- WRITTEN TASK -
Copy the material below verbatim from the line with "Generate a Python" to the line with "ax.axis('off')", both lines included, omitting pictures and every line outside that range.

***

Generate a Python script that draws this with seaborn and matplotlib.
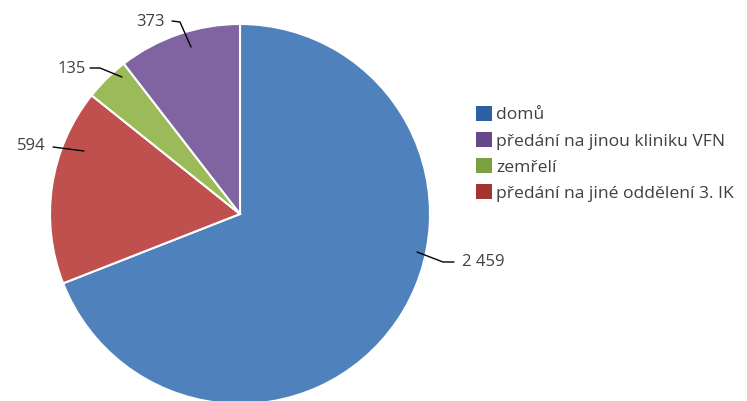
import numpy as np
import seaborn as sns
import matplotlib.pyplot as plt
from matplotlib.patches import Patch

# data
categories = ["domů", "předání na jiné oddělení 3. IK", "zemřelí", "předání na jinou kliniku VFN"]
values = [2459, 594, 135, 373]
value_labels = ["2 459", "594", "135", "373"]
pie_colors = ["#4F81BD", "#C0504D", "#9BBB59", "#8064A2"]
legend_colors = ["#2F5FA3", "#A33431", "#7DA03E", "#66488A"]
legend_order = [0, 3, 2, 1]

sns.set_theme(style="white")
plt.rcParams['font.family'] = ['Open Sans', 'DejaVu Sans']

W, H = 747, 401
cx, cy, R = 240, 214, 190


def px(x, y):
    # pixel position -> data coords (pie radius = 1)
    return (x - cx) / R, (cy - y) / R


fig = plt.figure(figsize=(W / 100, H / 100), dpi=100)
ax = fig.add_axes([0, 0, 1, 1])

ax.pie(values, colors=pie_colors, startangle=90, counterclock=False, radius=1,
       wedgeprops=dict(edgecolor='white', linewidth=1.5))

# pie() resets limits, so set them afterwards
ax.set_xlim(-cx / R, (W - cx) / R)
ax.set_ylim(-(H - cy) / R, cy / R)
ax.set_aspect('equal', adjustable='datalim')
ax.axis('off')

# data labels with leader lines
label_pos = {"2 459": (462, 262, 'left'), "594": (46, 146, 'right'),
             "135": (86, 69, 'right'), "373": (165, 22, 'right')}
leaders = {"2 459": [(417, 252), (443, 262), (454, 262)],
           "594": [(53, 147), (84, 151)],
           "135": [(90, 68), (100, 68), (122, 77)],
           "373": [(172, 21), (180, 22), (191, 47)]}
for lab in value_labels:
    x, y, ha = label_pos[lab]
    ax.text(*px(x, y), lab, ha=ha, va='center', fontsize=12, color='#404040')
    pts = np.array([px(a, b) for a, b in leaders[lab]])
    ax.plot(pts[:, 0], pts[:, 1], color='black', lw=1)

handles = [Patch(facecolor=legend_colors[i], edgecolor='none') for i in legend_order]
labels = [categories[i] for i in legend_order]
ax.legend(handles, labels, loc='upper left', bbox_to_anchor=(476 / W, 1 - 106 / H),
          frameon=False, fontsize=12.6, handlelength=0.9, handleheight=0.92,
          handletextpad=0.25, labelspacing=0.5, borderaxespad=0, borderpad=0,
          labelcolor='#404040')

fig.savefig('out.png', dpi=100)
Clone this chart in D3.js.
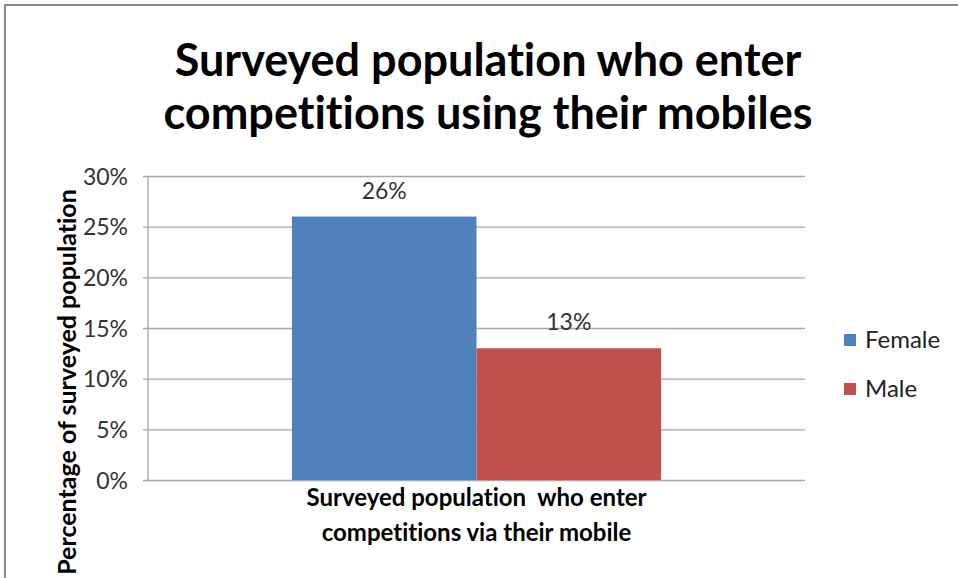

***

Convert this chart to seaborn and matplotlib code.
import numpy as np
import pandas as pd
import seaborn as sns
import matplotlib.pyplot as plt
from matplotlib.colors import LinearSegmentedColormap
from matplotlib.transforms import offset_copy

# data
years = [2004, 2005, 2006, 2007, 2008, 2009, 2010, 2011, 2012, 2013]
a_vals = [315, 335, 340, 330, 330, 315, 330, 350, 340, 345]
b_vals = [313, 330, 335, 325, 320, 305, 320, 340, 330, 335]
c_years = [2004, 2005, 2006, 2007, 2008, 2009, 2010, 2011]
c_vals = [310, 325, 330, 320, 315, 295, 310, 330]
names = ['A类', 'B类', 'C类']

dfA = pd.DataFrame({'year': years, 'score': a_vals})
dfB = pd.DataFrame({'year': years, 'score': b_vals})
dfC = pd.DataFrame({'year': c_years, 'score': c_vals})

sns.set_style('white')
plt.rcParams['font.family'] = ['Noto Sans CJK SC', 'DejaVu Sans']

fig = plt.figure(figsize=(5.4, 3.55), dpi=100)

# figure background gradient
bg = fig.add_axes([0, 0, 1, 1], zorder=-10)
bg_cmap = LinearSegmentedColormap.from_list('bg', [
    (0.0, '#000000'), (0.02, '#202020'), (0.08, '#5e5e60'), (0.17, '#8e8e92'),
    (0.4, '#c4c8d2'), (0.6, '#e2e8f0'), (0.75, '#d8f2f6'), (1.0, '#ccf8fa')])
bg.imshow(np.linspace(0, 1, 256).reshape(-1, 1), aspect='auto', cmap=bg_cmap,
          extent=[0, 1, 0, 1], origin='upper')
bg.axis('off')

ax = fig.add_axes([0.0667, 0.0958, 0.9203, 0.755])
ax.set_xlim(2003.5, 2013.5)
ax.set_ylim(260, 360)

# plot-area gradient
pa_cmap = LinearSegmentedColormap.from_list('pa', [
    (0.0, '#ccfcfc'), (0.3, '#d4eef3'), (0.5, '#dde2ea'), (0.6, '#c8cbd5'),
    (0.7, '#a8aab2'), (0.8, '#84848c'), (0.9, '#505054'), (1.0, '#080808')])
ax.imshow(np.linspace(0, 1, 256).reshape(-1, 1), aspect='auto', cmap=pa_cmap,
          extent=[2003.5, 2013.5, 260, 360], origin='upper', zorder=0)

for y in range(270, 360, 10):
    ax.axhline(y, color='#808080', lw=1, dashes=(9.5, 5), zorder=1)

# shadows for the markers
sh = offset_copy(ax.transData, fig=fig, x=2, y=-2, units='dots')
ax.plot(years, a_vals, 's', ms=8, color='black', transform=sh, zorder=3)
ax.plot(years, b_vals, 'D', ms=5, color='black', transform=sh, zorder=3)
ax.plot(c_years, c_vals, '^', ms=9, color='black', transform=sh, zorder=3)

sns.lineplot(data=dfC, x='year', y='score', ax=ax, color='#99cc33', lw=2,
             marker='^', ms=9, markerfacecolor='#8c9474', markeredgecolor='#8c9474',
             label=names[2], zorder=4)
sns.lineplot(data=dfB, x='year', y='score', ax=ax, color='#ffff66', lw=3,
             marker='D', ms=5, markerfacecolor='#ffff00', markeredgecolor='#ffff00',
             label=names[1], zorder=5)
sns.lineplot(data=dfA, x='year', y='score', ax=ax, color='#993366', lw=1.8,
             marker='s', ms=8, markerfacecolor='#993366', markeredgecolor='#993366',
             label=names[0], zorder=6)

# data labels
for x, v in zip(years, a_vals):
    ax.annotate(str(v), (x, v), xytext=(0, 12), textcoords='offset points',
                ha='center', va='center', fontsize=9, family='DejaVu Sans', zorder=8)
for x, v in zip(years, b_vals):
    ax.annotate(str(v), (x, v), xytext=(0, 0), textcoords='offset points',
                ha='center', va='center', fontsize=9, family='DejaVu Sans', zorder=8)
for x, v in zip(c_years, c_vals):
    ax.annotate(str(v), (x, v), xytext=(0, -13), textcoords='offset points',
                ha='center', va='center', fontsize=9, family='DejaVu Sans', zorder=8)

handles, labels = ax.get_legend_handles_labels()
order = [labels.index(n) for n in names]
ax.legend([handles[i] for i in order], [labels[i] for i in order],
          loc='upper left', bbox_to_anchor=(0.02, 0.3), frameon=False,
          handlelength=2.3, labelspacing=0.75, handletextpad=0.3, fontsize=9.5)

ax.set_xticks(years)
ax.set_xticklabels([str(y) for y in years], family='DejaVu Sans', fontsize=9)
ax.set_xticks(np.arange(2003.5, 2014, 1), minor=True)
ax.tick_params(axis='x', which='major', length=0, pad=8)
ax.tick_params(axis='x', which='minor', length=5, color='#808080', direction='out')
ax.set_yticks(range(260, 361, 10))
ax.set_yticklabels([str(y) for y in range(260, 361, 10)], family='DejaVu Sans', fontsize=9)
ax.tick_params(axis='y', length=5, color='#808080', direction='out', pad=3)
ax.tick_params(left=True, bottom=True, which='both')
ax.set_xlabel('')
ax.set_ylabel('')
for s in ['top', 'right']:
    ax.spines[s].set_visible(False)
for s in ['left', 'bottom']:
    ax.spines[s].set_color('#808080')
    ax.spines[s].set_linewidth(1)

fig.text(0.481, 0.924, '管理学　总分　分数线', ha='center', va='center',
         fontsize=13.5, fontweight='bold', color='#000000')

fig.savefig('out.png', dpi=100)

***

- REPLY TO THE EXERCISE -
Generate a Python script that draws this with seaborn and matplotlib.
import numpy as np
import seaborn as sns
import matplotlib.pyplot as plt
from matplotlib.patches import Patch

# data
categories = ["domů", "předání na jiné oddělení 3. IK", "zemřelí", "předání na jinou kliniku VFN"]
values = [2459, 594, 135, 373]
value_labels = ["2 459", "594", "135", "373"]
pie_colors = ["#4F81BD", "#C0504D", "#9BBB59", "#8064A2"]
legend_colors = ["#2F5FA3", "#A33431", "#7DA03E", "#66488A"]
legend_order = [0, 3, 2, 1]

sns.set_theme(style="white")
plt.rcParams['font.family'] = ['Open Sans', 'DejaVu Sans']

W, H = 747, 401
cx, cy, R = 240, 214, 190


def px(x, y):
    # pixel position -> data coords (pie radius = 1)
    return (x - cx) / R, (cy - y) / R


fig = plt.figure(figsize=(W / 100, H / 100), dpi=100)
ax = fig.add_axes([0, 0, 1, 1])

ax.pie(values, colors=pie_colors, startangle=90, counterclock=False, radius=1,
       wedgeprops=dict(edgecolor='white', linewidth=1.5))

# pie() resets limits, so set them afterwards
ax.set_xlim(-cx / R, (W - cx) / R)
ax.set_ylim(-(H - cy) / R, cy / R)
ax.set_aspect('equal', adjustable='datalim')
ax.axis('off')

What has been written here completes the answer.